Hezbollah’s recent military exercise in the south provoked criticism and condemnation from opposition forces including the National Bloc. Michel Helou, the party’s secretary-general gave his thoughts on the maneuvers and discussed what should be the proper alternative for Lebanon. “Our position is the military demonstrations clearly shows that Hezbollah is a threat to the sovereignty of the Lebanese state. It violates the monopoly of weapons that belong to the legitimate state.”
These operations in the south are not a new phenomenon. Hezbollah has mobilized its forces to demonstrate its power in the wake of either threats from Israel or to remind local opponents not to cross its authority. People in Lebanon are constantly on edge and fear the outbreak of additional violence. Lebanon’s international partners like the United Nations have put forward proposals to end the phase of hostilities through resolutions 1559 and 1701. UNSC Resolution 1701 was written and released on August 11, 2006, with a clear road map for peace in the Levant-Mediterranean region:
“This resolution calls for the full cessation of hostilities, the deployment of Lebanese forces to Southern Lebanon, parallel withdrawal of Israeli forces behind the Blue Line, strengthening the UN force (UNIFIL) to facilitate the entry of Lebanese Forces in the region and the establishment of a demilitarized zone between the Blue Line and the Litani River.”
Helou said the National Bloc respects this UN resolution and wants to see its implementation. “We also demand the application of all UN resolutions 1559 and 1701. On top of that, Hezbollah today is trying to escape the problems that are affecting the Lebanese people. Starting with the socio-economic collapse because they are not able to deal with that. This demonstration is another attempt at reclaiming their lost legitimacy as the resistance.”
It is a curious thing to see Hezbollah parading around with heavy weapons and soldiers while the people of Lebanon still live in increasingly worse conditions. The power Hezbollah holds is at this point extremely hollow. It does not impress most Lebanese. Rather, seeing a display of militarization when the region is calming down emits signals of weakness, not strength. In the recent weeks, the Arab League re-invited Syria and its leader Bashar al Assad back to the organization. Years of bloodshed caused by a Syrian government crackdown on protesters in 2011 forced Damascus out of the league. Now, there is a new approach from both Syria (a Hezbollah ally) and the Arab world that wants to focus on development and avoid war.
This maybe putting Hezbollah in an awkward situation.
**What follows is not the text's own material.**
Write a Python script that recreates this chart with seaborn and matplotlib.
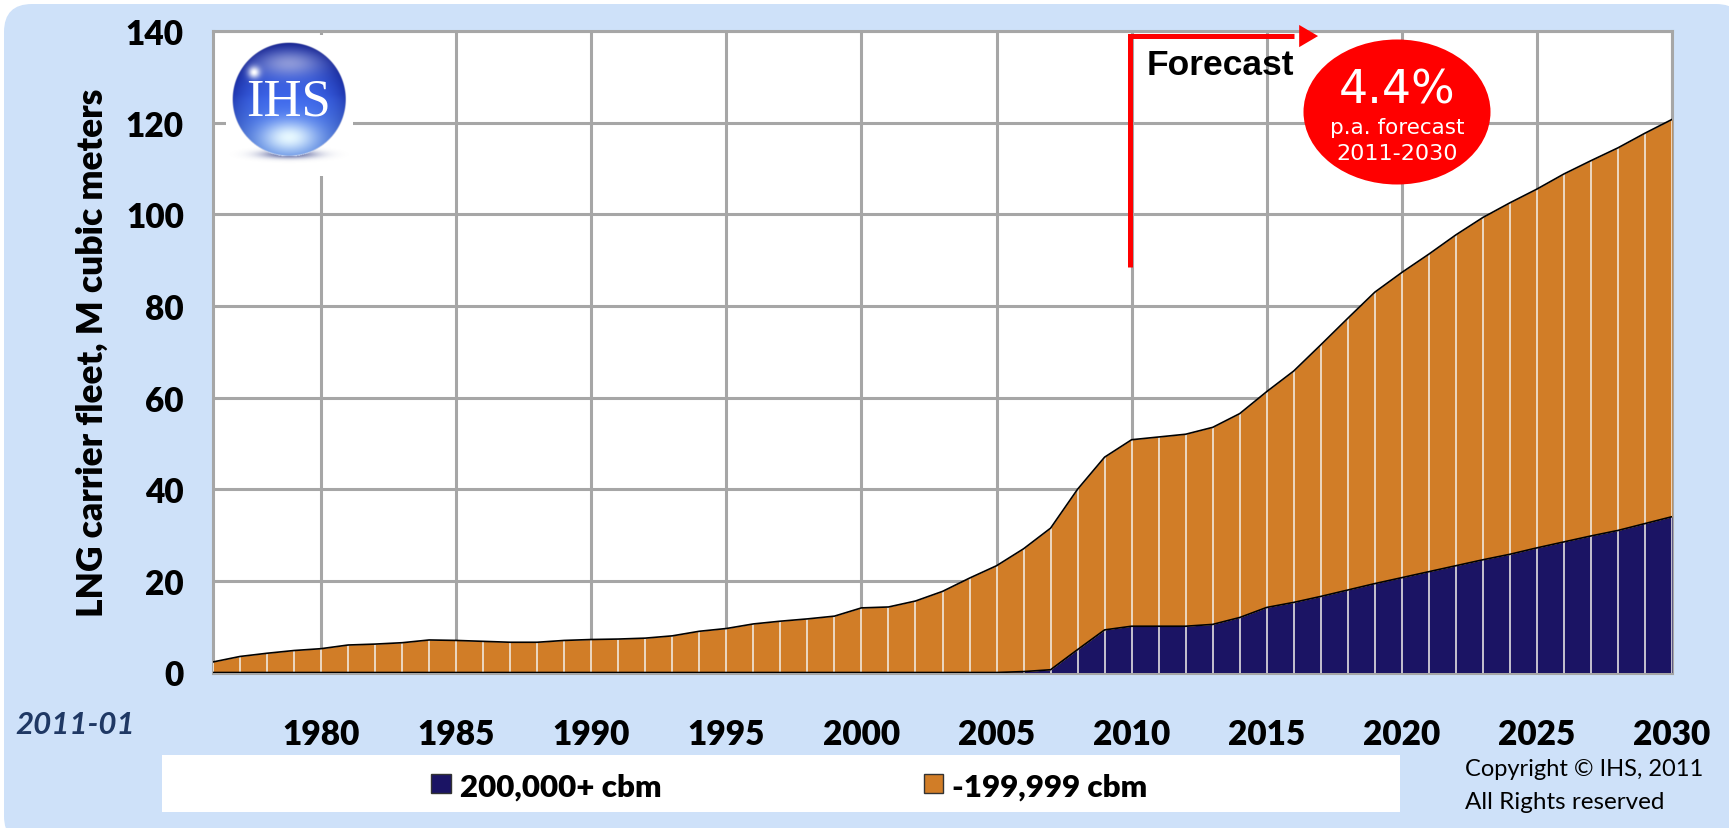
import numpy as np
import matplotlib
matplotlib.use("Agg")
import matplotlib.pyplot as plt
import matplotlib.transforms as mtrans
from matplotlib.patches import Ellipse, FancyBboxPatch, Rectangle
import seaborn as sns

# Values, M cubic meters
years = list(range(1976, 2031))
total_fleet = [2.3, 3.5, 4.2, 4.8, 5.2, 6.0, 6.2, 6.5, 7.1, 7.0,
               6.8, 6.6, 6.6, 7.0, 7.2, 7.3, 7.5, 8.0, 9.0, 9.6,
               10.6, 11.2, 11.7, 12.3, 14.1, 14.3, 15.6, 17.7, 20.6, 23.3,
               27.0, 31.5, 40.0, 47.0, 50.8, 51.4, 52.0, 53.5, 56.5, 61.3,
               65.8, 71.5, 77.3, 83.0, 87.3, 91.3, 95.5, 99.3, 102.5, 105.5,
               108.8, 111.7, 114.5, 117.7, 120.7]
large_fleet = [0] * 30 + [0.2, 0.6, 5.0, 9.3, 10.1, 10.1, 10.1, 10.5, 12.0, 14.2,
                          15.3, 16.6, 18.0, 19.4, 20.7, 22.0, 23.3, 24.6, 25.8, 27.2,
                          28.5, 29.8, 31.0, 32.5, 34.0]
x_ticks = [1980, 1985, 1990, 1995, 2000, 2005, 2010, 2015, 2020, 2025, 2030]
y_ticks = [0, 20, 40, 60, 80, 100, 120, 140]

NAVY = "#1B1464"
ORANGE = "#D17D27"
GRID = "#A6A6A6"
PANEL = "#CEE1F9"
BOLD_FONT = "Lato"
WEIGHT = "heavy"

W, H = 1729, 829

sns.set_theme(style="whitegrid")
plt.rcParams["font.family"] = [BOLD_FONT, "DejaVu Sans"]

fig = plt.figure(figsize=(W / 100, H / 100), dpi=100, facecolor="white")
# Pixel coordinates with the origin top left, for the furniture around the chart
px = mtrans.Affine2D().scale(1 / W, -1 / H).translate(0, 1) + fig.transFigure

fig.add_artist(FancyBboxPatch((4, 5), 1740, 840, boxstyle="round,pad=0,rounding_size=28",
                              transform=px, facecolor=PANEL, edgecolor="none", zorder=-5))

ax = fig.add_axes([213 / W, 1 - 673.5 / H, (1672 - 213) / W, (673.5 - 32) / H])
ax.set_facecolor("white")

# Stacked areas
ax.fill_between(years, 0, large_fleet, color=NAVY, lw=0, zorder=3)
ax.fill_between(years, large_fleet, total_fleet, color=ORANGE, lw=0, zorder=3)
ax.vlines(years, 0, total_fleet, color="#F4F1EC", lw=1.1, zorder=4)
sns.lineplot(x=years, y=total_fleet, color="black", lw=1.2, ax=ax, zorder=5)
sns.lineplot(x=years, y=large_fleet, color="black", lw=1.2, ax=ax, zorder=5)

ax.set_xlim(1976, 2030)
ax.set_ylim(0, 140)
ax.set_xticks(x_ticks)
ax.set_yticks(y_ticks)
ax.set_xlabel("")
ax.set_ylabel("")
ax.grid(True, color=GRID, lw=2.2, zorder=1)
ax.set_axisbelow(True)
for side in ax.spines:
    ax.spines[side].set_color(GRID)
    ax.spines[side].set_linewidth(2.2)
ax.tick_params(axis="x", length=7, width=2.2, color=GRID, pad=26, labelsize=24)
ax.tick_params(axis="y", length=8, width=2.2, color=GRID, pad=13, labelsize=24)
for label in ax.get_xticklabels() + ax.get_yticklabels():
    label.set_fontweight(WEIGHT)
    label.set_color("black")

fig.text(92, 353, "LNG carrier fleet, M cubic meters", transform=px, rotation=90,
         ha="center", va="center", fontsize=25.5, fontweight=WEIGHT, color="black")

# Forecast marker
ax.plot([2009.95, 2009.95, 2016], [88.4, 138.9, 138.9], color="#FF0000", lw=3.6,
        solid_capstyle="butt", solid_joinstyle="miter", zorder=6)
ax.annotate("", xy=(2016.9, 138.9), xytext=(2015.8, 138.9), zorder=6,
            arrowprops=dict(arrowstyle="-|>,head_length=0.85,head_width=0.5", color="#FF0000",
                            lw=0, shrinkA=0, shrinkB=0, mutation_scale=16))
ax.text(2010.55, 132.6, "Forecast", ha="left", va="center", fontsize=25.5, fontweight="bold",
        family="Liberation Sans", color="black", zorder=7)

# Growth bubble
fig.add_artist(Ellipse((1397, 113), 187, 145, transform=px, facecolor="#FF0000",
                       edgecolor="none", zorder=3))
fig.text(1397, 91, "4.4%", transform=px, ha="center", va="center", color="white",
         fontsize=33, family="DejaVu Sans", zorder=4)
fig.text(1397, 128, "p.a. forecast", transform=px, ha="center", va="center", color="white",
         fontsize=15.5, family="DejaVu Sans", zorder=4)
fig.text(1397, 154, "2011-2030", transform=px, ha="center", va="center", color="white",
         fontsize=16, family="DejaVu Sans", zorder=4)

# Logo: white patch hiding the grid, then a shaded ball
fig.add_artist(Rectangle((226, 36), 127, 141, transform=px, facecolor="white",
                         edgecolor="none", zorder=2))
cx, cy, r = 289, 100, 57
logo_ax = fig.add_axes([(cx - r - 8) / W, 1 - (cy + r + 14) / H, (2 * r + 16) / W, (2 * r + 22) / H],
                       zorder=3)
logo_ax.axis("off")
gy, gx = np.mgrid[-(r + 8):(r + 14):0.5, -(r + 8):(r + 8):0.5]
dist = np.hypot(gx, gy) / r
# Ball body: dark rim and top, brighter blue towards the lower middle
shade = np.clip(0.55 * dist ** 3 + 0.35 * np.clip(-gy / r, 0, 1), 0, 1)[..., None]
logo = np.zeros(gx.shape + (4,))
logo[..., :3] = (1 - shade) * np.array([0.24, 0.40, 0.92]) + shade * np.array([0.03, 0.07, 0.50])
low = np.clip((gy + 5) / r, 0, 1)[..., None] * 0.6
logo[..., :3] = logo[..., :3] * (1 - low) + low * np.array([0.45, 0.70, 1.0])
glow = np.exp(-((gx / 28) ** 2 + ((gy - 38) / 16) ** 2))[..., None]
logo[..., :3] = logo[..., :3] * (1 - glow) + glow * np.array([0.90, 0.97, 1.0])
top = 0.6 * np.exp(-((gx / 32) ** 2 + ((gy + 36) / 13) ** 2))[..., None]
logo[..., :3] = logo[..., :3] * (1 - top) + top * np.array([0.80, 0.80, 0.90])
spot = np.exp(-(((gx + 35) / 6) ** 2 + ((gy + 27) / 6) ** 2))[..., None]
logo[..., :3] = logo[..., :3] * (1 - spot) + spot
logo[..., 3] = np.clip((1 - dist) * r, 0, 1)
# Soft shadow below the ball
shadow = np.exp(-((gx / 26) ** 2 + ((gy - 55) / 4) ** 2)) * (dist >= 1)
logo[..., :3] = np.where(dist[..., None] < 1, logo[..., :3], np.array([0.15, 0.2, 0.5]))
logo[..., 3] = np.maximum(logo[..., 3], 0.8 * shadow)
logo_ax.imshow(logo, interpolation="bilinear", aspect="auto")
fig.text(289, 102, "IHS", transform=px, ha="center", va="center", color="white",
         fontsize=38, family="Liberation Serif", zorder=5)

# Legend strip
fig.add_artist(Rectangle((162, 756), 1238, 57, transform=px, facecolor="white",
                         edgecolor="none", zorder=1))
fig.add_artist(Rectangle((431, 775), 20, 19, transform=px, facecolor=NAVY,
                         edgecolor="#333333", lw=1, zorder=2))
fig.text(460, 785, "200,000+ cbm", transform=px, ha="left", va="center_baseline",
         fontsize=22.5, fontweight=WEIGHT, color="black", zorder=2)
fig.add_artist(Rectangle((924, 775), 19, 19, transform=px, facecolor=ORANGE,
                         edgecolor="#333333", lw=1, zorder=2))
fig.text(952, 785, "-199,999 cbm", transform=px, ha="left", va="center_baseline",
         fontsize=22.5, fontweight=WEIGHT, color="black", zorder=2)

# Side notes
fig.text(15, 725, "2011-01", transform=px, ha="left", va="center", fontsize=22.5,
         fontweight="bold", style="italic", color="#1F3864")
fig.text(1465, 770, "Copyright © IHS, 2011", transform=px, ha="left", va="center",
         fontsize=17, color="black")
fig.text(1465, 803, "All Rights reserved", transform=px, ha="left", va="center",
         fontsize=17.5, color="black")

fig.savefig("out.png", dpi=100)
From its inception, it sold itself as a resistance movement waging a fight against Israeli occupation in the south, but also a group that represents the disenfranchised Shia Muslim community (a historically neglected community). It fought off the Israeli occupation when the Lebanese army didn’t. It provided social services when the state was non-existent. But these were temporary measures that are less relevant today.
Now, however, the people of Lebanon are searching for something more than a resistance. If the resistance Hezbollah speaks of is about building a state with normal institutions, no one in Lebanon would object. But today, the situation is that the presence of Hezbollah as paramilitary group is endangering Lebanon’s fate and circumvents the government’s legal mandate. As part of its principles, the National Bloc is calling for a secular state where every citizen enjoys the same rights and responsibilities regardless of sect.
Nevertheless, calls for a state over militias by individual politicians are not enough to make it happen. But the momentum is certainly there to pursue it until the end. Otherwise, there will be an atmosphere of more division, anger, and resentment among the Lebanese people. This is where the leaders must step up and use their influence to remind all Lebanese that opposing a party does not equal animosity toward a fellow Lebanese from a different sect. Lebanon’s social cohesion must come first, which must be preserved by the national security forces and the rule of law.